CALGARY — Alberta’s economic downturn has not dampened sales of ultraluxury vehicles in Calgary, where garages of the wealthy continue to house brands such as Ferrari, experts say.
“Calgary is an important market, and it’s growing faster than the rest of the region in terms of percentage,” said Ferrari North America CEO Matteo Torre. He was in Calgary for the recent official grand opening of Ferrari of Alberta, a $15-million structure that shares space with Roll-Royce, Maserati and Alfa Romeo.
The dealership is “an important milestone in the long history of success Ferrari has had in this part of the world,” Torre said.
It’s so important that Ferrari chose the Calgary as the first to showcase the new midengine F8 Tributo sports car, featuring a 3.9-litre V-8 touted as the most powerful V-8 the company has ever made.
UPBEAT IN DOWN TIME
Alberta’s economy is stuck in low gear, according to the latest quarterly Alberta Economic Outlook quarterly report, issued by ATB Financial on Sept. 10. The report said “job creation has been tepid in 2019.”
The collapse in oil prices has left Calgary with a downtown office vacancy rate of 24.4 per cent and an unemployment rate of 6.6 per cent, according to Calgary Economic Development. A report by Avison Young indicates the vacancy rate is trending downward.
In 2014, while the economy was booming, the city enjoyed a 4.5-per-cent jobless rate and a 9.8-per-cent vacancy rate.
But Torre said he thought a return to prosperity was near for Calgary and the rest of the province.
Dealer Principal Carlo Galasso said he has seen business increase “about 30 per cent” since the dealership quietly opened about year ago, before the official grand opening this summer.
He attributed most of the increase to greater customer confidence in the new store, which has “a sense of elegance and permanency.”
Since then, he said, “We’ve had weeks where we’ve sold five cars.”
Maserati sales are flat, Galasso said. The grand total is down 28.7 per cent nationally for the first eight months of 2019.
As for Rolls-Royce, he said the Cullinan SUV has made a positive difference for the brand and, without disclosing numbers, said sales are up year over year. Nationally, Rolls-Royce had sold 80 vehicles at the end of August this year compared with 72 in 2018.

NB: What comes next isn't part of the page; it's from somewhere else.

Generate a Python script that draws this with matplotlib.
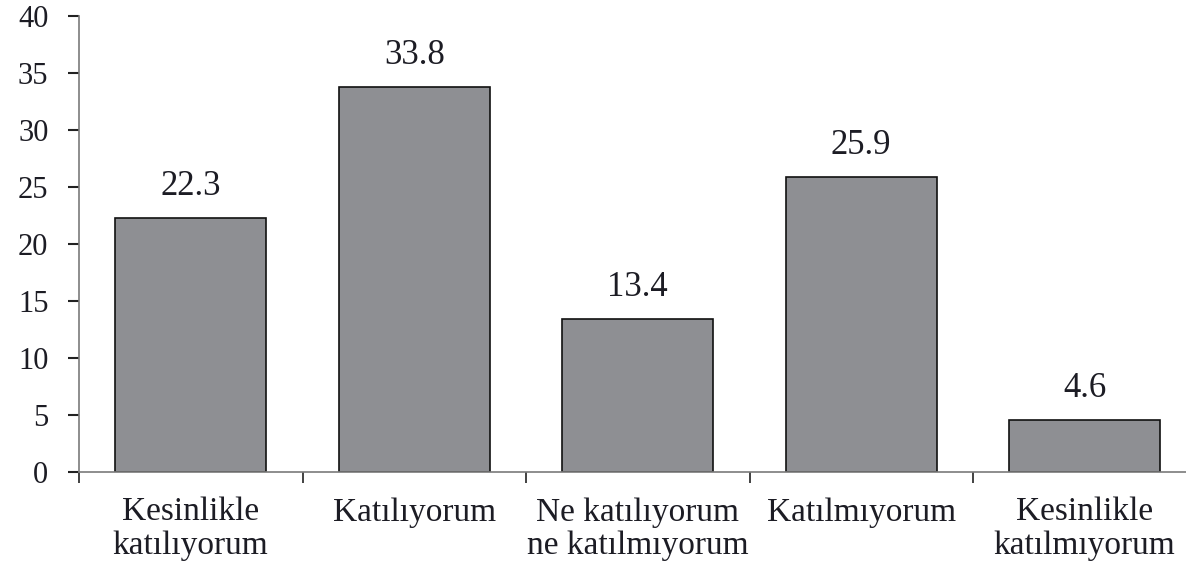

Alfa Romeo sales are down in Calgary and off a whopping 57.6-per-cent year to date nationally.
Meanwhile, Lamborghini Calgary General Manager Christopher Sage said the downturn has “done some damage” to volume. “We’ve sold two or three cars so far this year, but overall we’re pleased because we’re growing the service side,” said Sage, adding that business is stable.
“We should have done more, but we’re not seeing as many oil and gas people.”
Canada is the fifth-largest market in the world for Lamborghini — which has seen an increase for the first eight months of 2019, selling 152 vehicles compared with 144 last year.
‘FAIRLY STRONG YEAR’
Tony Dilawri of Calgary’s Distinctive Collection, which handles Bentley and Aston Martin, said sales year over year are up, but he declined to give a percentage.
“The trouble with percentages,” he said, “is that if you sold 20 cars last year and sold 22 this year, you’re up 10 per cent.
“We’re having a fairly strong year. Bentayga is doing very well.”
Sales of used vehicles, meanwhile, have increased 89 per cent over last year, Dilawri said.
NO DOWNTURN FOR FERRARI
While some analysts are predicting that sales of premium cars have peaked globally, Torre said the Ferrari brand is exempt because its business model “protects us in a downturn.”
At Ferrari, production is driven by demand, Torre said. He also indicated that four more new vehicles will be unveiled this year in addition to the F8.
“We generate the demand first and then follow with production,” Torre said. “That’s why our residual value stays strong and our waiting list very long. We work to generate the demand and satisfy that demand partially.
“That’s our philosophy. The rest of the industry is playing a different game.”
As manufacturers embrace greater electrification, Ferrari has begun moving to hybrid power with the just-unveiled SF90 plug-in, which uses three electric motors linked to a V-8 turbo. A turbo V-6 plug-in hybrid has also been confirmed.
Beyond that, Torre declined to elaborate on new products other than to say no plan exists for a hydrogen fuel-cell vehicle and certainly not for an autonomous-driving Ferrari.
“The joy and pleasure of driving our car is a big selling point,” he said. “You get emotion out of it. You feel the performance. It is not just point A to point B.”
Though the automaker pays attention to “every technology, … we are not followers, we want to be leaders,” Torre said. “Whatever we do, the car is built around performance.
“We make the driving easier, but we want a driver behind a steering wheel.”